> INSTRUCTIONS TO FOLLOW
Would you copy the records below, exactly and only from their first line through the line containing "v in y_ticks])", without any pictures?

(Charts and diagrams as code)
____

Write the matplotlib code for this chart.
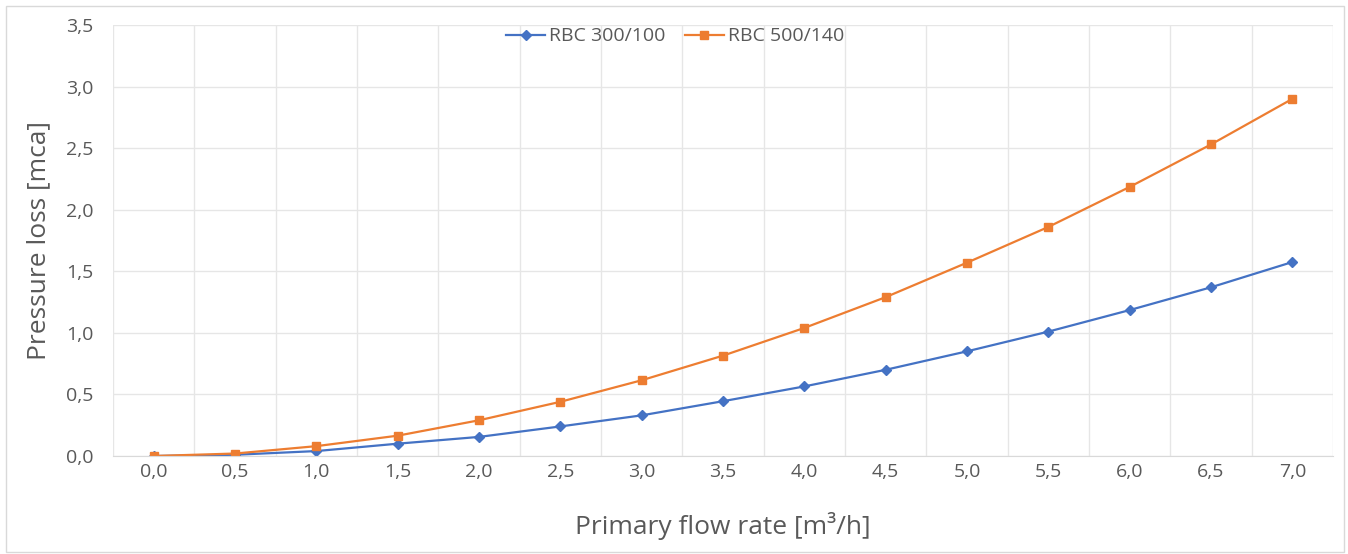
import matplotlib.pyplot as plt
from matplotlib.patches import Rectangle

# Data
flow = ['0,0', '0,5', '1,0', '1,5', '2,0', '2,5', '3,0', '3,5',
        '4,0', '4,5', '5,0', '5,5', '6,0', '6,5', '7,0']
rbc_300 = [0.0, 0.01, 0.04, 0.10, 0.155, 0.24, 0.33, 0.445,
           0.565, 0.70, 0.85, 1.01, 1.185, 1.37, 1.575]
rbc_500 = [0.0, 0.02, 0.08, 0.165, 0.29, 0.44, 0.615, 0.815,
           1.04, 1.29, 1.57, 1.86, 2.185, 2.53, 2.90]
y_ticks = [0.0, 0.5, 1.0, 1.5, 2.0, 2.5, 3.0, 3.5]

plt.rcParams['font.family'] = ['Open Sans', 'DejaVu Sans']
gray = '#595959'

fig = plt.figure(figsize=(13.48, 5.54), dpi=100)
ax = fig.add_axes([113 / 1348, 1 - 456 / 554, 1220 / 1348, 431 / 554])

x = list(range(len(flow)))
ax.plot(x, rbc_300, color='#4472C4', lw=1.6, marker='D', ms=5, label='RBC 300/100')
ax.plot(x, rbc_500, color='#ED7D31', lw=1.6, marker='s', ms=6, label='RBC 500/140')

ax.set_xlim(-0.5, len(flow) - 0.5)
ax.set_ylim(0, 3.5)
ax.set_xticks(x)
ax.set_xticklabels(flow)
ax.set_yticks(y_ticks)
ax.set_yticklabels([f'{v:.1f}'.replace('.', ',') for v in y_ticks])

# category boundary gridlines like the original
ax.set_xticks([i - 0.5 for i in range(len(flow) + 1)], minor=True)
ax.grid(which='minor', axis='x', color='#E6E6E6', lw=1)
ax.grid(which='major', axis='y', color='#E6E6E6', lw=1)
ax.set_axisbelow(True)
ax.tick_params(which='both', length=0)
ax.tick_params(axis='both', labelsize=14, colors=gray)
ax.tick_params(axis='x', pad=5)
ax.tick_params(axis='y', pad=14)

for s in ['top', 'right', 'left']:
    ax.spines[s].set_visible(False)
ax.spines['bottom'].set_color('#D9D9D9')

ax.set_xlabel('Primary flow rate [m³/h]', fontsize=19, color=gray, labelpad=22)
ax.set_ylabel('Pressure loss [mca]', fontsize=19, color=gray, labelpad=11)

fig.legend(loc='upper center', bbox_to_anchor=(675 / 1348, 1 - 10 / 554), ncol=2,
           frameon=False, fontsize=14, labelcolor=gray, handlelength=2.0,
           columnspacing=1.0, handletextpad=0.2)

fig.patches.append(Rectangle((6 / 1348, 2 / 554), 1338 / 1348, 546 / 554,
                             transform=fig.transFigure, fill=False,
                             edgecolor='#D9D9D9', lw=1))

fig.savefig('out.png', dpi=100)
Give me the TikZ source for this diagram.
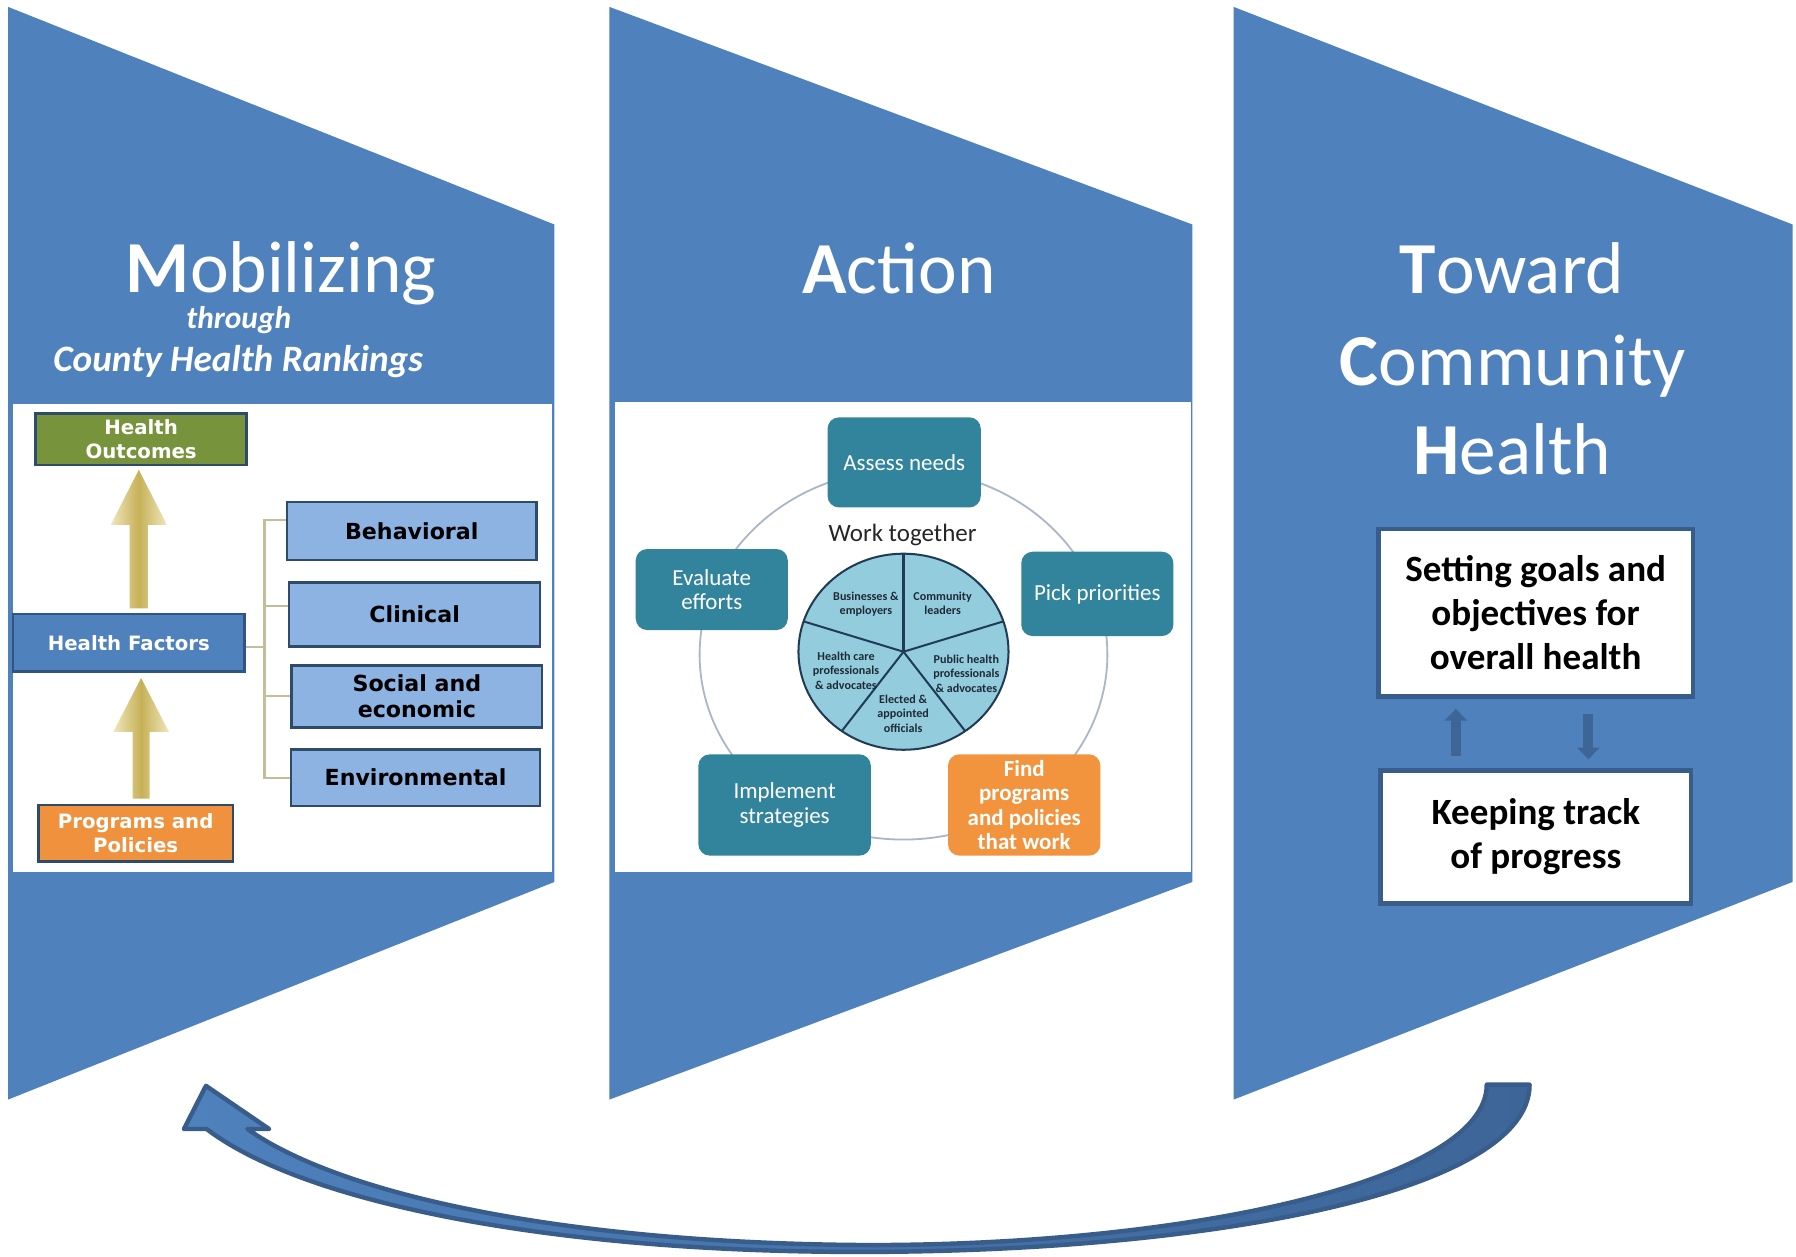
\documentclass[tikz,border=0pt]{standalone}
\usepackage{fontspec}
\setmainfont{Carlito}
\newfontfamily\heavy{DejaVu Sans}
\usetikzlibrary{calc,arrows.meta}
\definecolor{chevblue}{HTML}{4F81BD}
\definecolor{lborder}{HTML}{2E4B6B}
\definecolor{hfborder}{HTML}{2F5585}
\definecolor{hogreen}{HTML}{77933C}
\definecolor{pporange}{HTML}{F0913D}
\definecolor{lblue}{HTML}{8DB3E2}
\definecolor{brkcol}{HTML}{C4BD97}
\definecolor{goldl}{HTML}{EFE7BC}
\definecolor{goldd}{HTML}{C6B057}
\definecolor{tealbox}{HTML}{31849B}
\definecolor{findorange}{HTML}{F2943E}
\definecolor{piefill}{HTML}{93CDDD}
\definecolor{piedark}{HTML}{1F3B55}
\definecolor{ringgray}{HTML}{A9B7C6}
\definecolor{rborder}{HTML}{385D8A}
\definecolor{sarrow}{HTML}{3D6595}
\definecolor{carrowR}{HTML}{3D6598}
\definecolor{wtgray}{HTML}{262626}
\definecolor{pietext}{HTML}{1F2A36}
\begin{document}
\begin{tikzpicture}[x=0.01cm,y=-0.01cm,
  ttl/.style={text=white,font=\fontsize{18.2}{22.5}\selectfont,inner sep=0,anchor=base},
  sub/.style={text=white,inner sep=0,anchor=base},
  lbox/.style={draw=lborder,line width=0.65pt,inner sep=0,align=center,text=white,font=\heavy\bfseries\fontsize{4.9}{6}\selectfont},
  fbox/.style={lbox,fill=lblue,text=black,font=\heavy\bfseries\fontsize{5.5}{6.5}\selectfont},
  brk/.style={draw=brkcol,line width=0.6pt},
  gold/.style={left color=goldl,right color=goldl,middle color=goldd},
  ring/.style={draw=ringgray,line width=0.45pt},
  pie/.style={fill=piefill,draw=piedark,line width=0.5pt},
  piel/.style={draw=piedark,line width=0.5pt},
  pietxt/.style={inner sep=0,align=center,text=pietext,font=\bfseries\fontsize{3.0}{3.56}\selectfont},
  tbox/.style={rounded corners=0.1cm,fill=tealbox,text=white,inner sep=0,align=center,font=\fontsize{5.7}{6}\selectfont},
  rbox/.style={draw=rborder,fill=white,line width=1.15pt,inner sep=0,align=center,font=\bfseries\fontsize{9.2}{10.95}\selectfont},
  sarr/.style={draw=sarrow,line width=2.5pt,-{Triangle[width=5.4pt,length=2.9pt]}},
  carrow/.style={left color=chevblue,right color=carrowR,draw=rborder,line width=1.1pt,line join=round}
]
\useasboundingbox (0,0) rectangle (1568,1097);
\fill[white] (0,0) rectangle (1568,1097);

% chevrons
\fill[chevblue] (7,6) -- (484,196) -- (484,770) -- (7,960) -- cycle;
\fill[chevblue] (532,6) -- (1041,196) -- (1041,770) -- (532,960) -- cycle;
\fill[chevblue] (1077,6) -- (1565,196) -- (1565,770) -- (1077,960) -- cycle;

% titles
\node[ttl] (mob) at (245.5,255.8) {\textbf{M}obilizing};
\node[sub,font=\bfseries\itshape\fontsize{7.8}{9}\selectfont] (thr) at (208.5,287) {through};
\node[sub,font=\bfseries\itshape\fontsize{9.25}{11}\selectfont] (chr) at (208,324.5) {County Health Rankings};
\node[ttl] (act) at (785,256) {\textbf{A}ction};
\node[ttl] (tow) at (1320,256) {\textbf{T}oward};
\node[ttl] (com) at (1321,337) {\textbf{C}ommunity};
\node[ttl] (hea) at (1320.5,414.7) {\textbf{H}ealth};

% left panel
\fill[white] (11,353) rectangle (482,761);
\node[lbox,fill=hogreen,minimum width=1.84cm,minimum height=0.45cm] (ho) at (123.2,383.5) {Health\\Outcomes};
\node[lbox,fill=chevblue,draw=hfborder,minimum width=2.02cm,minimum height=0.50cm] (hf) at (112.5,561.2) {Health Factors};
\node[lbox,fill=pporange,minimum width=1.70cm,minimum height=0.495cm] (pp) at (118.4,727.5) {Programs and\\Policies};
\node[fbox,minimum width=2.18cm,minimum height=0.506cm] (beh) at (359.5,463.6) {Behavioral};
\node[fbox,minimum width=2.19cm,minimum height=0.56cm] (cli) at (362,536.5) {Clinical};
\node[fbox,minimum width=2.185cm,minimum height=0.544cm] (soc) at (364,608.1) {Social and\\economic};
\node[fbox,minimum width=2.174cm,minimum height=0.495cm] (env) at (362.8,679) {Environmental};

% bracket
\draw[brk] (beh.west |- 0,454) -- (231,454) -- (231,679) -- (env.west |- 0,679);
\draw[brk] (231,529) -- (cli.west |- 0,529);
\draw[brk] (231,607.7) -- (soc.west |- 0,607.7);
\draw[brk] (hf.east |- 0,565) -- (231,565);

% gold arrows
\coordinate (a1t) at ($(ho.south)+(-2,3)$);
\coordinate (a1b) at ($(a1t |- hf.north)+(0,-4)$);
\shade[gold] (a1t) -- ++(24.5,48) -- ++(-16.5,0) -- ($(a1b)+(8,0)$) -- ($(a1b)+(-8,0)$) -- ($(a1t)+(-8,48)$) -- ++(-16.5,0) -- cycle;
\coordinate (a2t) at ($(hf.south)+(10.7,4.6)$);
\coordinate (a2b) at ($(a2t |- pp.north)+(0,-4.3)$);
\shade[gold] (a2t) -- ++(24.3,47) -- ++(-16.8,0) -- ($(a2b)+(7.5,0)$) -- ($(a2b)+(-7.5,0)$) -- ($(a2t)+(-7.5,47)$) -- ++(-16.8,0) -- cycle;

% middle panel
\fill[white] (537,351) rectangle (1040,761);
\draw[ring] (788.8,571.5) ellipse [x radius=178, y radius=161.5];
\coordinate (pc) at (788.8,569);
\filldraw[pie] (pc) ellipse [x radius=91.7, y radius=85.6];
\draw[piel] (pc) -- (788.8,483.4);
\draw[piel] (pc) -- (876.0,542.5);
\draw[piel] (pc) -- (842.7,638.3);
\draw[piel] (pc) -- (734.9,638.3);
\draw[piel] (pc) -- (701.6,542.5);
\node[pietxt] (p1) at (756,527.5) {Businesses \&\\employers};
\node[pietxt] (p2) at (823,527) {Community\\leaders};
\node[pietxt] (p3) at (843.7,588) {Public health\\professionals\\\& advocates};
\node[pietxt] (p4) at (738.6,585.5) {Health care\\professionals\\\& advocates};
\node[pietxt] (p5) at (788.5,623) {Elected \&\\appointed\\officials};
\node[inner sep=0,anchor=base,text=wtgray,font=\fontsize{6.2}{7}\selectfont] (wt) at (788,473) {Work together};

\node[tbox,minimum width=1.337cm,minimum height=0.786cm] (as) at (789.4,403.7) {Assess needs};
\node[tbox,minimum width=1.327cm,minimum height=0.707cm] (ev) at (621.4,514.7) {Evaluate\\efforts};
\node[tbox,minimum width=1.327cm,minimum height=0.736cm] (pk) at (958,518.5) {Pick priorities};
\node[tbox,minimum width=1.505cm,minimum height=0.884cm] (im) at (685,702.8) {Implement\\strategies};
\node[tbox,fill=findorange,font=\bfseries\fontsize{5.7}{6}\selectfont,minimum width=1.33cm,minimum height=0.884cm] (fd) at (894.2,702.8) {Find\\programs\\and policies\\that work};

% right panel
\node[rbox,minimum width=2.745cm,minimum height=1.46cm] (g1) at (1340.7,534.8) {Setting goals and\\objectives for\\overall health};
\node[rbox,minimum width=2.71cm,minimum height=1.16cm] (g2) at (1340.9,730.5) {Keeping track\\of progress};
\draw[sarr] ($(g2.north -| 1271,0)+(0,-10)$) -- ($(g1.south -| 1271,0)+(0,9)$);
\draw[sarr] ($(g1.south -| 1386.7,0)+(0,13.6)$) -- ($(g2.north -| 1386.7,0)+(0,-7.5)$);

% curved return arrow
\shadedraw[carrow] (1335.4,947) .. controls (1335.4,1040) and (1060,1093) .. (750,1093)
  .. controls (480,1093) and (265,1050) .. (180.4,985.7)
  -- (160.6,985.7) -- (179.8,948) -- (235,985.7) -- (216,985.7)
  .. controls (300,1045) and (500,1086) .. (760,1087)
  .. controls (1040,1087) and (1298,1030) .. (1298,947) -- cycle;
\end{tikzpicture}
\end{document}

____

> RESULT
Write the matplotlib code for this chart.
import matplotlib.pyplot as plt
from matplotlib.patches import Rectangle

# Data
flow = ['0,0', '0,5', '1,0', '1,5', '2,0', '2,5', '3,0', '3,5',
        '4,0', '4,5', '5,0', '5,5', '6,0', '6,5', '7,0']
rbc_300 = [0.0, 0.01, 0.04, 0.10, 0.155, 0.24, 0.33, 0.445,
           0.565, 0.70, 0.85, 1.01, 1.185, 1.37, 1.575]
rbc_500 = [0.0, 0.02, 0.08, 0.165, 0.29, 0.44, 0.615, 0.815,
           1.04, 1.29, 1.57, 1.86, 2.185, 2.53, 2.90]
y_ticks = [0.0, 0.5, 1.0, 1.5, 2.0, 2.5, 3.0, 3.5]

plt.rcParams['font.family'] = ['Open Sans', 'DejaVu Sans']
gray = '#595959'

fig = plt.figure(figsize=(13.48, 5.54), dpi=100)
ax = fig.add_axes([113 / 1348, 1 - 456 / 554, 1220 / 1348, 431 / 554])

x = list(range(len(flow)))
ax.plot(x, rbc_300, color='#4472C4', lw=1.6, marker='D', ms=5, label='RBC 300/100')
ax.plot(x, rbc_500, color='#ED7D31', lw=1.6, marker='s', ms=6, label='RBC 500/140')

ax.set_xlim(-0.5, len(flow) - 0.5)
ax.set_ylim(0, 3.5)
ax.set_xticks(x)
ax.set_xticklabels(flow)
ax.set_yticks(y_ticks)
ax.set_yticklabels([f'{v:.1f}'.replace('.', ',') for v in y_ticks])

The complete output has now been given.